Cheers of "USA! USA!" echoed through football stadiums at news that U.S. forces had launched strikes in Afghanistan. In Denver, a woman who fled as a child from Vietnam ruefully wished that war could be avoided.
Across the nation, widespread support for the counterattack against terrorism was coupled with wide-ranging worries.
The president of the Mormon church choked with emotion as he reported the U.S. strikes to a conference of the faithful in Salt Lake City.
"Occasions of this kind pull us up sharply to the realization that life is fragile, that peace is fragile, that civilization is fragile," said Gordon B. Hinckley.
At a peace rally in Philadelphia — that coincidentally began just as the attacks were announced — student Janice Williams wept.
"Why are we fighting hate with hate?" she asked. "There's just going to be more innocent people slaughtered, both here and in the Middle East."
At the ruins of the World Trade Center in New York City, the reaction was very different.
"It's big-time payback," said Charles Rios, 38, a worker helping with the cleanup. "I'm so happy now."
Tens of thousands of Americans heard the news while packed into stadiums for National Football League games and the close of baseball's regular season.
The start of the Philadelphia Eagles' NFL game against Arizona at Veterans Stadium was delayed nine minutes as President Bush's announcement of the strikes was shown on the big screen. The crowd of more than 64,000 cheered when they saw images of military action.
At Miller Park in Milwaukee, baseball fans didn't see Bush on the scoreboard, but subdued players watched on clubhouse televisions.
"We all knew it was going to happen," said Milwaukee Brewers pitcher Mike De Jean. "Baseball has been secondary since Sept. 11. I think we all want to get home and be with our families in times like this."

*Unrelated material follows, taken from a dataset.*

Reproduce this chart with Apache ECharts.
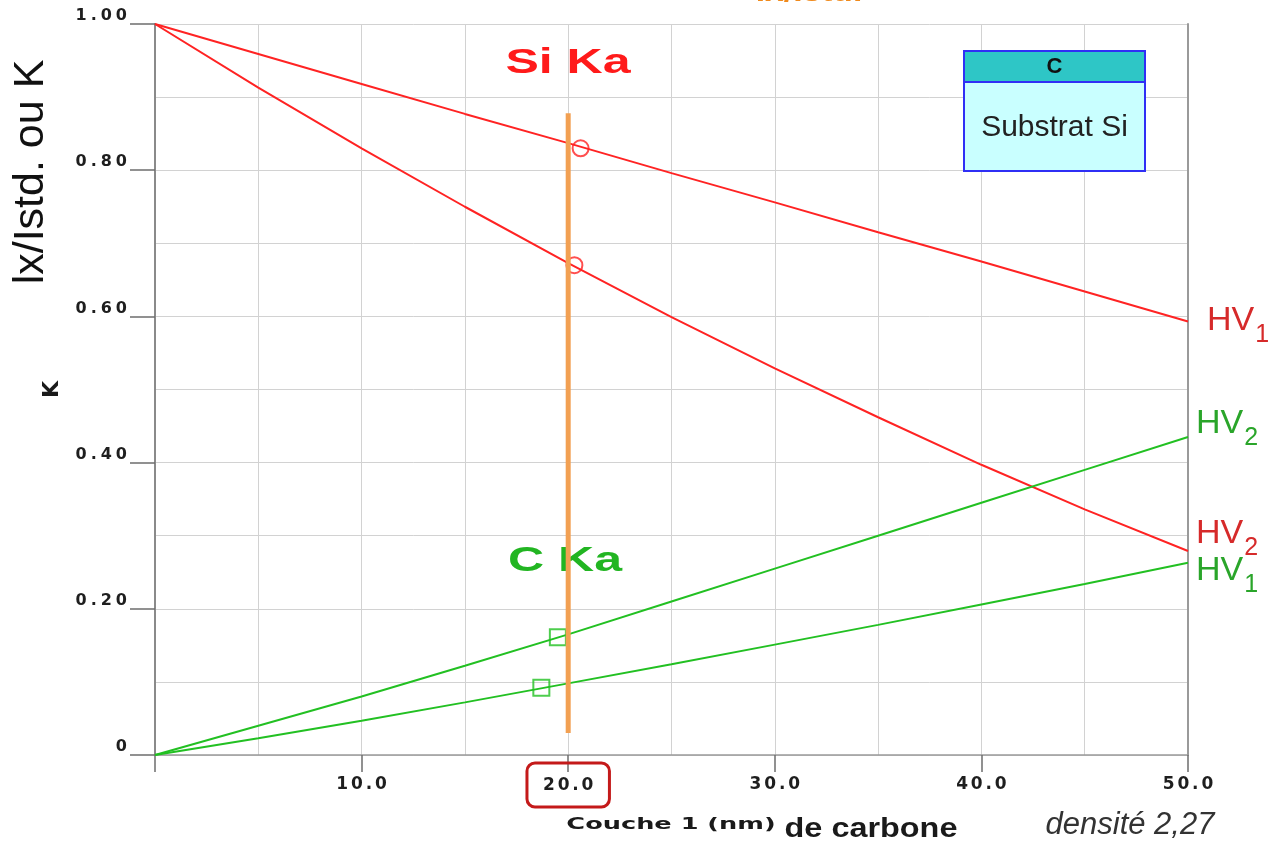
<!DOCTYPE html>
<html>
<head>
<meta charset="utf-8">
<title>Couche de carbone sur substrat Si</title>
<script src="https://cdn.jsdelivr.net/npm/echarts@6/dist/echarts.min.js"></script>
<style>
  html, body { margin: 0; padding: 0; background: #ffffff; }
  #chart { width: 1274px; height: 842px; }
</style>
</head>
<body>
<div id="chart"></div>
<script>
// Layer thickness (nm) and intensity ratios Ix/Istd (K)
const thicknessNm = [0, 5, 10, 15, 20, 25, 30, 35, 40, 45, 50];
const siKaHV1 = [1.000, 0.959, 0.918, 0.877, 0.837, 0.796, 0.756, 0.715, 0.675, 0.634, 0.593];
const siKaHV2 = [1.000, 0.913, 0.830, 0.750, 0.673, 0.599, 0.529, 0.462, 0.397, 0.336, 0.279];
const cKaHV1 = [0.000, 0.023, 0.047, 0.072, 0.098, 0.124, 0.151, 0.178, 0.206, 0.234, 0.263];
const cKaHV2 = [0.000, 0.040, 0.080, 0.122, 0.165, 0.210, 0.255, 0.300, 0.345, 0.390, 0.435];

// Measured points
const siMeasX = [20.6, 20.3];
const siMeasK = [0.830, 0.670];
const cMeasX = [19.5, 18.7];
const cMeasK = [0.161, 0.092];

// Thickness cursor
const cursorNm = 20;
const cursorK = [0.030, 0.878];

// Highlighted tick on the thickness axis
const boxedTick = 20;

const RED = '#ff2323';
const RED_TXT = '#d62a2a';
const GREEN = '#22c022';
const GREEN_TXT = '#2aa52a';
const WIDE = 'DejaVu Sans';
const SANS = 'Liberation Sans';

const pairs = (xs, ys) => xs.map((x, i) => [x, ys[i]]);

// widen text by inserting narrow spaces between characters
const spaced = (s, sp) => s.split('').join(sp);

const hvRich = (color) => ({
  m: { fontFamily: SANS, fontSize: 34, color: color, lineHeight: 36, verticalAlign: 'top' },
  s: { fontFamily: SANS, fontSize: 25, color: color, lineHeight: 24, padding: [19, 0, 0, 1], verticalAlign: 'top' }
});

const lineSeries = (name, values, color, sub, offset) => ({
  name: name,
  type: 'line',
  data: pairs(thicknessNm, values),
  symbol: 'none',
  lineStyle: { color: color, width: 2 },
  itemStyle: { color: color },
  z: 3,
  endLabel: {
    show: true,
    formatter: '{m|HV}{s|' + sub + '}',
    distance: 0,
    offset: offset,
    rich: hvRich(color === RED ? RED_TXT : GREEN_TXT)
  }
});

const chart = echarts.init(document.getElementById('chart'), null, { renderer: 'canvas' });

chart.setOption({
  animation: false,
  backgroundColor: '#ffffff',
  grid: { left: 155, right: 86, top: 24, bottom: 87, containLabel: false },
  xAxis: {
    type: 'value',
    min: 0,
    max: 50,
    interval: 10,
    axisLine: { show: true, lineStyle: { color: '#9a9a9a', width: 1.5 } },
    axisTick: { show: true, length: 17, lineStyle: { color: '#6e6e6e', width: 1.5 } },
    splitLine: { show: true, lineStyle: { color: '#d2d2d2', width: 1 } },
    minorTick: { show: false, splitNumber: 2 },
    minorSplitLine: { show: true, lineStyle: { color: '#d2d2d2', width: 1 } },
    axisLabel: {
      margin: 30,
      verticalAlign: 'middle',
      fontFamily: WIDE,
      fontWeight: 'bold',
      fontSize: 17,
      color: '#1e1e1e',
      formatter: function (v) {
        if (v === 0) return '';
        const t = spaced(v.toFixed(1), '\u2006');
        return v === boxedTick ? '{box|' + t + '}' : '{d|' + t + '}';
      },
      rich: {
        d: { fontFamily: WIDE, fontWeight: 'bold', fontSize: 17, color: '#1e1e1e' },
        box: {
          fontFamily: WIDE, fontWeight: 'bold', fontSize: 17, color: '#1e1e1e',
          borderColor: '#c41a1a', borderWidth: 3, borderRadius: 8,
          padding: [14, 16, 13, 16]
        }
      }
    }
  },
  yAxis: [{
    type: 'value',
    min: 0,
    max: 1,
    interval: 0.2,
    name: 'K',
    nameLocation: 'middle',
    nameGap: 92,
    nameRotate: 90,
    nameTextStyle: { fontFamily: WIDE, fontWeight: 'bold', fontSize: 22, color: '#1a1a1a' },
    axisLine: { show: true, lineStyle: { color: '#8a8a8a', width: 2 } },
    axisTick: { show: true, length: 25, lineStyle: { color: '#6e6e6e', width: 1.5 } },
    splitLine: { show: true, lineStyle: { color: '#d2d2d2', width: 1 } },
    minorTick: { show: false, splitNumber: 2 },
    minorSplitLine: { show: true, lineStyle: { color: '#d2d2d2', width: 1 } },
    axisLabel: {
      margin: 28,
      verticalAlign: 'bottom',
      fontFamily: WIDE,
      fontWeight: 'bold',
      fontSize: 16,
      color: '#1e1e1e',
      formatter: function (v) {
        return v === 0 ? '0' : spaced(v.toFixed(2), '\u2005');
      }
    }
  }, {
    type: 'value',
    min: 0,
    max: 1,
    position: 'right',
    axisLine: { show: true, lineStyle: { color: '#9a9a9a', width: 2 } },
    axisTick: { show: false },
    axisLabel: { show: false },
    splitLine: { show: false }
  }],
  series: [
    lineSeries('Si Ka HV1', siKaHV1, RED, '1', [19, 0]),
    lineSeries('Si Ka HV2', siKaHV2, RED, '2', [8, -16]),
    lineSeries('C Ka HV1', cKaHV1, GREEN, '1', [8, 9]),
    lineSeries('C Ka HV2', cKaHV2, GREEN, '2', [8, -12]),
    {
      name: 'Si Ka mesure',
      type: 'scatter',
      data: pairs(siMeasX, siMeasK),
      symbol: 'circle',
      symbolSize: 16,
      itemStyle: { color: 'rgba(0,0,0,0)', borderColor: RED, borderWidth: 2 },
      z: 4
    },
    {
      name: 'C Ka mesure',
      type: 'scatter',
      data: pairs(cMeasX, cMeasK),
      symbol: 'rect',
      symbolSize: 16,
      itemStyle: { color: 'rgba(0,0,0,0)', borderColor: GREEN, borderWidth: 2 },
      z: 4
    },
    {
      name: 'curseur',
      type: 'line',
      data: cursorK.map(k => [cursorNm, k]),
      symbol: 'none',
      lineStyle: { color: '#f2a052', width: 5 },
      z: 6
    }
  ],
  graphic: [
    // Partially visible heading at the top edge
    {
      type: 'text', x: 809, y: 7, scaleX: 1.2,
      style: { text: 'Ix/Istd.', fontFamily: SANS, fontWeight: 'bold', fontSize: 28, fill: '#f08a1c', textAlign: 'center', textVerticalAlign: 'bottom' }
    },
    // Y axis title
    {
      type: 'text', x: 31, y: 172, rotation: Math.PI / 2,
      style: { text: 'lx/Istd. ou K', fontFamily: SANS, fontSize: 43, fill: '#111111', textAlign: 'center', textVerticalAlign: 'middle' }
    },
    // Line group titles
    {
      type: 'text', x: 568, y: 63, scaleX: 1.43, z: 10,
      style: { text: 'Si Ka', fontFamily: SANS, fontWeight: 'bold', fontSize: 35, fill: '#ff1a1a', textAlign: 'center', textVerticalAlign: 'middle' }
    },
    {
      type: 'text', x: 565, y: 561, scaleX: 1.43, z: 1,
      style: { text: 'C Ka', fontFamily: SANS, fontWeight: 'bold', fontSize: 35, fill: '#22b522', textAlign: 'center', textVerticalAlign: 'middle' }
    },
    // Sample layers: carbon coating on silicon substrate
    { type: 'rect', z: 100, shape: { x: 964, y: 51, width: 181, height: 120 }, style: { fill: '#c9ffff', stroke: '#2f2ff5', lineWidth: 2 } },
    { type: 'rect', z: 101, shape: { x: 964, y: 51, width: 181, height: 31 }, style: { fill: '#2ec6c6', stroke: '#2f2ff5', lineWidth: 2 } },
    { type: 'text', z: 102, x: 1054.5, y: 67, style: { text: 'C', fontFamily: SANS, fontWeight: 'bold', fontSize: 22, fill: '#111111', textAlign: 'center', textVerticalAlign: 'middle' } },
    { type: 'text', z: 102, x: 1054.5, y: 128, style: { text: 'Substrat Si', fontFamily: SANS, fontSize: 30, fill: '#222222', textAlign: 'center', textVerticalAlign: 'middle' } },
    // X axis title
    {
      type: 'text', x: 671, y: 833, scaleX: 1.6,
      style: { text: 'Couche 1 (nm)', fontFamily: WIDE, fontWeight: 'bold', fontSize: 16, fill: '#1a1a1a', textAlign: 'center', textVerticalAlign: 'bottom' }
    },
    {
      type: 'text', x: 871, y: 843, scaleX: 1.2,
      style: { text: 'de carbone', fontFamily: SANS, fontWeight: 'bold', fontSize: 27, fill: '#1a1a1a', textAlign: 'center', textVerticalAlign: 'bottom' }
    },
    {
      type: 'text', x: 1130, y: 841,
      style: { text: 'densité 2,27', fontFamily: SANS, fontStyle: 'italic', fontSize: 31, fill: '#333333', textAlign: 'center', textVerticalAlign: 'bottom' }
    }
  ]
});
</script>
</body>
</html>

The news soon spread into the stands.
"It's about time," said Dan Scheuerer of Beaver Dam, Wis. "I hope we get [Usama] bin Laden. I also hope we can minimize the damage to innocent people."
Tom Scriven was at a mall in Providence, R.I., not at a stadium, but he used a sports metaphor in referring to America's adversaries.
"They wanted to play the game, and now the score is tied," Scriven said. "It's good. We should do it again."
In Atlanta, Vietnam veteran William McGill said the United States "should have gone in a long time ago and taken care of business."
"Even at my age I am willing to go," said McGill, 55. "I believe in my liberty and my freedom. If they need me, I'm there for them."
The news saddened Lan To, 25, of Estes Park, Colo., a schoolteacher whose family fled from Vietnam when she was 2.
"We're in this country because we were leaving a war," she said. "I never think war is the right thing to do. I never think violence is the right thing to do, but unfortunately there's not enough people in the world who think that."
In Nashville, Ind., Charles King listened to news updates as he parked cars on a lot that he runs.
"We knew this was going to happen," said King, 54. "I don't want to live the rest of my life in fear, so we have to wipe them [terrorists] out."
On duty in downtown Phoenix, police officer Greg Carnicle said America had to take a stand.
"This is a wake-up call," he said. "We as Americans have felt that we are invincible, but we are vulnerable like everyone else."
Nora Murray, 30, got the news while on the way to an opera matinee in Chicago. She worried about terrorist retaliation.
"There's more to come," she said. "Fighting Afghanistan is going to be very difficult."
Retaliation seemed less a threat to Rich Clayton of West Deptford, N.J., who was playing football outside a school. "They've got the country so secure now, I don't think anything is going to happen," he said.
Lisa Deshazo, a volunteer at the Bayfest music festival in Mobile, Ala., had been expecting U.S. action.
"I'm concerned about a long war," she said. "I have a 16-year-old son and if there's a long war, he could be drafted."
At the Mormon general conference, Hinckley was handed a note about the U.S. strikes, then addressed the crowd.
"We are plunged into the state of war — the first war of the 21st century," Hinckley said. "This is not a matter of Christian against Muslim. ... Do not become a party in any way in the persecution of the innocent."
Residents of the nation's largest Afghan community, in Fremont, Calif., were both pleased and anxious. Bin Laden is widely loathed there, but many Afghan immigrants fear relatives in their homeland may suffer.
"The good thing is I am happy they started," said Homayoun Khamosh, owner of the Pamir Food Mart. "And the bad thing is I don't want civilians dead for nothing."